Do Your Best
Simple concepts, put into courageous action=amazing outcomes.
Thinking on February’s challenge to myself to cultivate more self-compassion, I jumped straight to #4. And here are the words I found: “Regardless of the quality, keep doing your best — no more and no less than your best. If you try too hard to do more than your best, you will spend more energy than is needed and in the end your best will not be enough. When you overdo, you deplete your body and go against yourself, and it will take you longer to accomplish your goal. But if you do less than your best, you subject yourself to frustrations, self-judgment, guilt, and regrets. Just do your best — in any circumstance of life. It doesn’t matter if you are sick or tired, if you always do your best there is no way you can judge yourself. And if you don’t judge yourself there is no way you are going to suffer from guilt, blame, and self-punishment. By always doing your best, you will break a big spell that you have been under.”

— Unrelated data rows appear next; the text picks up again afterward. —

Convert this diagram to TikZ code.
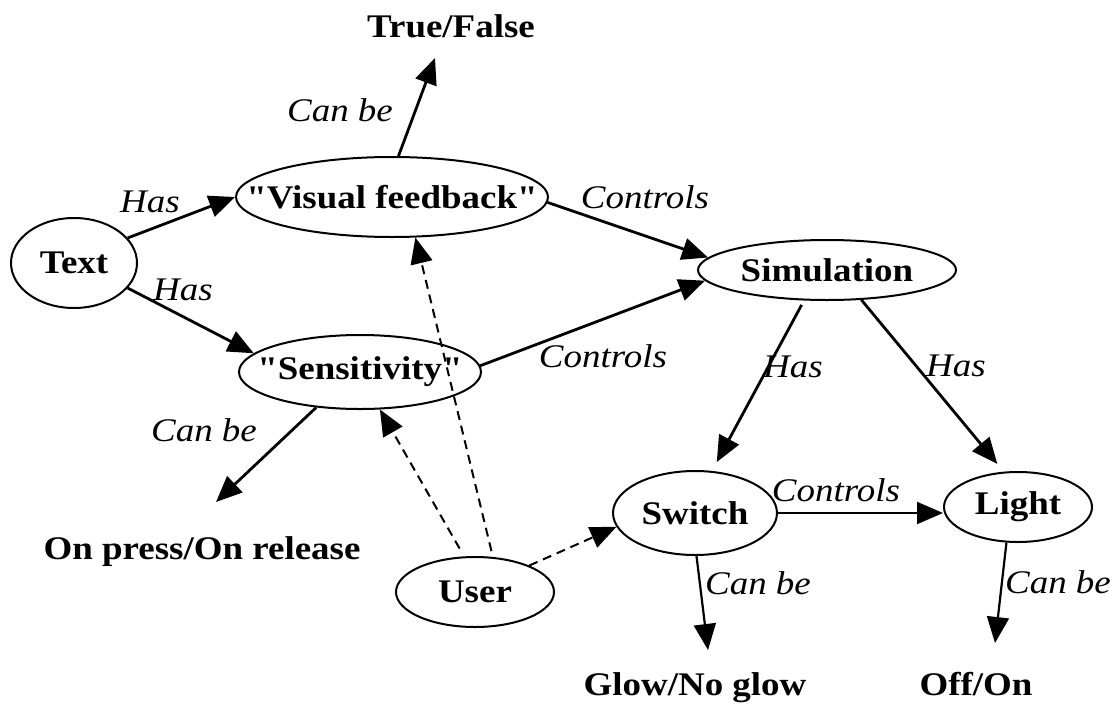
\documentclass[tikz,border=0pt]{standalone}
\usepackage{fontspec}
\setmainfont{Liberation Serif}[Ligatures=TeXOff,FakeStretch=1.12]
\usetikzlibrary{arrows.meta,shapes.geometric}
\begin{document}
\begin{tikzpicture}[x=1pt,y=-1pt,
  ell/.style={ellipse,draw,line width=2pt,inner sep=-55pt,font=\fontsize{33}{38}\selectfont\bfseries},
  lbl/.style={inner sep=0pt,text height=23pt,text depth=7pt,font=\fontsize{33}{38}\selectfont\bfseries},
  rel/.style={inner sep=0pt,font=\fontsize{33}{38}\selectfont\itshape},
  arr/.style={line width=2.8pt,-{Triangle[length=26pt,width=22pt]}},
  darr/.style={line width=2pt,dash pattern=on 9pt off 6pt,-{Triangle[length=26pt,width=22pt]}}]
\useasboundingbox (0,0) rectangle (1113,704);

% nodes
\node[ell,minimum width=126pt,minimum height=90pt] (text) at (74,263) {Text};
\node[ell,minimum width=312pt,minimum height=80pt] (vf) at (392,197) {"Visual feedback"};
\node[ell,minimum width=242pt,minimum height=74pt] (sens) at (360,372) {"Sensitivity"};
\node[ell,minimum width=258pt,minimum height=60pt] (sim) at (827,270) {Simulation};
\node[ell,minimum width=158pt,minimum height=70pt] (user) at (475,592) {User};
\node[ell,minimum width=164pt,minimum height=84pt] (switch) at (695,513) {Switch};
\node[ell,minimum width=148pt,minimum height=70pt] (light) at (1018,507) {Light};

\node[lbl] (tf) at (451,29) {True/False};
\node[lbl] (op) at (202,551) {On press/On release};
\node[lbl] (glow) at (695,687) {Glow/No glow};
\node[lbl] (offon) at (976,687) {Off/On};

% solid connectors
\draw[arr] (text.25) -- (vf.180);
\draw[arr] (text.-25) -- (sens.170);
\draw[arr] (vf.-2) -- (sim.174);
\draw[arr] (sens.3) -- (sim.185);
\draw[arr] (vf.81.5) -- ([shift={(-16,29)}]tf.center);
\draw[arr] (sens.-141.6) -- ([shift={(14,-49)}]op.center);
\draw[arr,shorten <=5pt,shorten >=10pt] (sim.-127.6) -- (switch.68.6);
\draw[arr,shorten >=10pt] (sim.-41.5) -- (light.112.9);
\draw[arr,line width=2pt] (switch.east) -- (switch.east -| light.west);
\draw[arr,line width=2.2pt] (switch.-88) -- ([shift={(13,-37)}]glow.center);
\draw[arr,line width=2.2pt] (light.-108) -- ([shift={(19,-44)}]offon.center);

% dashed connectors
\draw[darr] (user.26.6) -- (switch.190);
\draw[darr,shorten <=9pt] (user.107.6) -- (sens.-62);
\draw[darr,shorten <=6pt] (user.63.4) -- (vf.-60);

% relation labels
\node[rel] at (150,202) {Has};
\node[rel] at (183,290) {Has};
\node[rel] at (645,197) {Controls};
\node[rel] at (603,356) {Controls};
\node[rel] at (793,367) {Has};
\node[rel] at (956,366) {Has};
\node[rel] at (340,110) {Can be};
\node[rel] at (204,430) {Can be};
\node[rel] at (836,490) {Controls};
\node[rel] at (758,583) {Can be};
\node[rel] at (1058,582) {Can be};
\end{tikzpicture}
\end{document}
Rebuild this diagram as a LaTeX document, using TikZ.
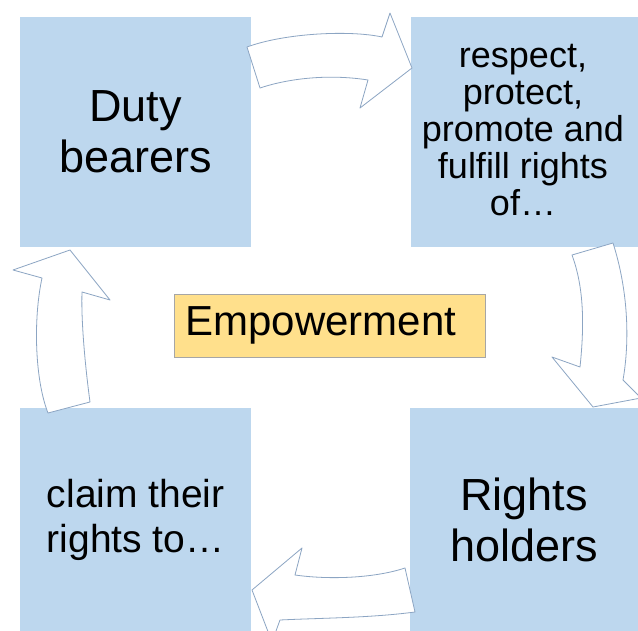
\documentclass[tikz,border=0pt]{standalone}
\usepackage{fontspec}
\setmainfont{Liberation Sans}
\definecolor{boxblue}{RGB}{189,215,238}
\definecolor{empfill}{RGB}{255,224,140}
\definecolor{arrline}{RGB}{140,165,195}
\begin{document}
\begin{tikzpicture}[x=1pt,y=-1pt,
  box/.style={fill=boxblue, draw=none, anchor=north west, minimum width=231pt, minimum height=230pt, align=center, inner sep=0pt},
  bigtext/.style={font=\fontsize{45}{51}\selectfont},
  smalltext/.style={font=\fontsize{36}{37}\selectfont},
  midtext/.style={font=\fontsize{39}{45}\selectfont},
  blockarrow/.style={fill=white, draw=arrline, line width=0.8pt, line join=round}]
\useasboundingbox (0,0) rectangle (638,631);
\clip (0,0) rectangle (638,631);
\fill[white] (0,0) rectangle (638,631);
\node[box, bigtext] (duty) at (20,17) {Duty\\bearers};
\node[box, minimum width=228pt] (respbox) at (411,17) {};
\node[smalltext, align=center, inner sep=0pt] (resp) at (523,130) {respect,\\protect,\\promote and\\fulfill rights\\of…};
\node[box, midtext, minimum height=224pt] (claim) at (20,408) {claim their\\rights to…};
\node[box, bigtext, minimum width=228pt, minimum height=224pt] (holders) at (410,408) {Rights\\holders};
\node[fill=empfill, draw=gray!70, line width=0.6pt, minimum width=311pt, minimum height=63pt, inner sep=0pt] (emp) at (329.5,325.5) {};
\node[font=\fontsize{42}{48}\selectfont, inner sep=0pt] (emptext) at (321,325.5) {Empowerment};
% top arrow (right)
\draw[blockarrow] (247,47) .. controls (285,33) and (350,30) .. (382,37)
  -- (390,13) -- (412,68) -- (360,108) -- (368,80)
  .. controls (330,74) and (290,78) .. (260,88) -- cycle;
% right arrow (down)
\draw[blockarrow] (572,255) -- (613,243)
  .. controls (628,290) and (630,340) .. (623,380)
  -- (641,398) -- (593,407) -- (552,357) -- (580,367)
  .. controls (585,320) and (583,285) .. cycle;
% bottom arrow (left)
\draw[blockarrow] (405,568) -- (415,612)
  .. controls (370,618) and (320,618) .. (280,620)
  -- (272,642) -- (252,590) -- (302,548) -- (295,575)
  .. controls (330,580) and (375,578) .. cycle;
% left arrow (up)
\draw[blockarrow] (48,413) -- (90,402)
  .. controls (85,365) and (81,320) .. (82,292)
  -- (110,300) -- (70,250) -- (13,270) -- (42,278)
  .. controls (33,320) and (35,380) .. cycle;
\end{tikzpicture}
\end{document}
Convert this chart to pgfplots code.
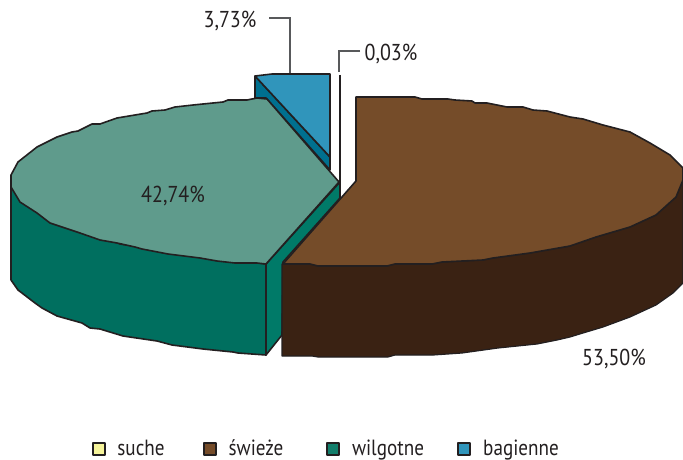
\documentclass[border=0pt]{standalone}
\usepackage{pgfplots}
\pgfplotsset{compat=1.18}
\usepackage{fontspec}
\setmainfont[FakeStretch=0.87]{PT Sans}
\definecolor{ln}{HTML}{231F20}
\definecolor{brT}{HTML}{754C29}
\definecolor{brS}{HTML}{3A2213}
\definecolor{grT}{HTML}{5F9B8C}
\definecolor{grS}{HTML}{006F5F}
\definecolor{grI}{HTML}{007A68}
\definecolor{blT}{HTML}{3095BB}
\definecolor{blS}{HTML}{00708F}
\definecolor{ye}{HTML}{F6F49A}
\definecolor{lg}{HTML}{127E6B}
\definecolor{ld}{HTML}{58595B}
\begin{document}
\begin{tikzpicture}
\useasboundingbox (0,0) rectangle (683pt,460pt);
\begin{axis}[at={(0,0)},anchor=south west,scale only axis,width=683pt,height=460pt,xmin=0,xmax=683,ymin=0,ymax=460,y dir=reverse,axis lines=none,
  every axis plot/.append style={line width=1.6pt,draw=ln,mark=none,line join=round}]
% bagienne
\addplot[fill=blS] coordinates {(255,76)(330,157)(330,170)(266,98)(255,98)} -- cycle;
\addplot[fill=blT] coordinates {(255,76)(272,74)(330,74)(330,157)} -- cycle;
% wilgotne
\addplot[fill=grS] coordinates {(11,187)(11,280)(18,290)(35,303)(42,308)(57,316)(82,323)(90,328)(100,329)(123,336)(157,341)(172,345)(203,349)(233,352)(238,353)(266,355)(266,264)(120,244)} -- cycle;
\addplot[fill=grI] coordinates {(266,264)(340,182)(340,198)(283,262)(282,335)(266,355)} -- cycle;
\addplot[fill=grT] coordinates {(266,264)(339,182)(267,99)(257,98)(247,100)(228,100)(223,102)(193,105)(175,107)(165,110)(152,111)(147,113)(117,118)(100,124)(92,124)(78,131)(72,132)(57,137)(37,147)(18,162)(11,175)(11,187)(20,202)(37,213)(50,223)(80,233)(100,240)(117,243)(135,247)(142,249)(168,254)(200,258)(217,261)(235,263)(257,263)} -- cycle;
% 0,03
\addplot[line width=1.5pt] coordinates {(340,75)(340,182)};
% swieze
\addplot[fill=brS,line width=1.2pt] coordinates {(282,264)(282,356)(312,356)(318,357)(388,357)(395,355)(433,355)(462,353)(498,348)(537,344)(557,340)(570,337)(583,333)(603,327)(630,317)(656,305)(673,293)(683,283)(683,180)(676,197)(656,215)(630,227)(596,237)(570,246)(530,253)(493,258)(483,260)(442,262)(432,264)(395,264)(387,266)(318,266)(310,264)} -- cycle;
\addplot[fill=brT] coordinates {(356,97)(415,97)(422,99)(448,99)(455,100)(472,101)(475,103)(487,103)(507,107)(523,107)(533,110)(547,111)(570,117)(583,119)(603,125)(630,132)(650,143)(670,155)(683,168)(683,180)(676,197)(656,215)(630,227)(596,237)(570,246)(530,253)(493,258)(483,260)(442,262)(432,264)(395,264)(387,266)(318,266)(310,264)(283,264)(356,181)} -- cycle;
% leaders
\addplot[draw=ld,line width=1.1pt,line join=miter] coordinates {(269,18)(290,18)(290,73)};
\addplot[draw=ld,line width=1.1pt,line join=miter] coordinates {(360,51)(339,51)(339,72)};
% legend keys
\addplot[only marks,mark=square*,mark size=6pt,mark options={fill=ye,draw=ln,line width=1.2pt}] coordinates {(99,449)};
\addplot[only marks,mark=square*,mark size=6pt,mark options={fill=brT,draw=ln,line width=1.2pt}] coordinates {(210,449)};
\addplot[only marks,mark=square*,mark size=6pt,mark options={fill=lg,draw=ln,line width=1.2pt}] coordinates {(333,449)};
\addplot[only marks,mark=square*,mark size=6pt,mark options={fill=blT,draw=ln,line width=1.2pt}] coordinates {(464,449)};
% texts
\begin{scope}[every node/.style={font=\fontsize{23}{26}\selectfont,text=ln,inner sep=0pt,anchor=base}]
\node at (axis cs:230,28) {3,73\%};
\node at (axis cs:391,60) {0,03\%};
\node at (axis cs:173,202) {42,74\%};
\node at (axis cs:614,365) {53,50\%};
\end{scope}
\begin{scope}[every node/.style={font=\fontsize{22}{25}\selectfont,text=ln,inner sep=0pt,anchor=base}]
\node at (axis cs:141,455) {suche};
\node at (axis cs:256,455) {świeże};
\node at (axis cs:388,455) {wilgotne};
\node at (axis cs:521,455) {bagienne};
\end{scope}
\end{axis}
\end{tikzpicture}
\end{document}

To me, these thoughts are balm to the wounds of perfectionism that I have self-inflicted over the years. Perfect is unattainable and far exceeds my true best. No wonder the pursuit of perfection is so exhausting! And to expect more than my best at any given moment is hardly self-compassionate. When I am tired or sick, my best will be less than when I am refreshed and healthy. And I shouldn’t beat myself up over that. When I am new to a practice or habit, my best will be less than when I gather more skill or knowledge. And that’s quite alright. And, perhaps most freeing to me — my best will NEVER be the same as anyone else’s best. So stop comparing! And stop judging, for that matter. I can never truly know when someone is giving me the best they can for the moment and when they are not.
Being the best I can be already feels better than trying to be perfect. How about you?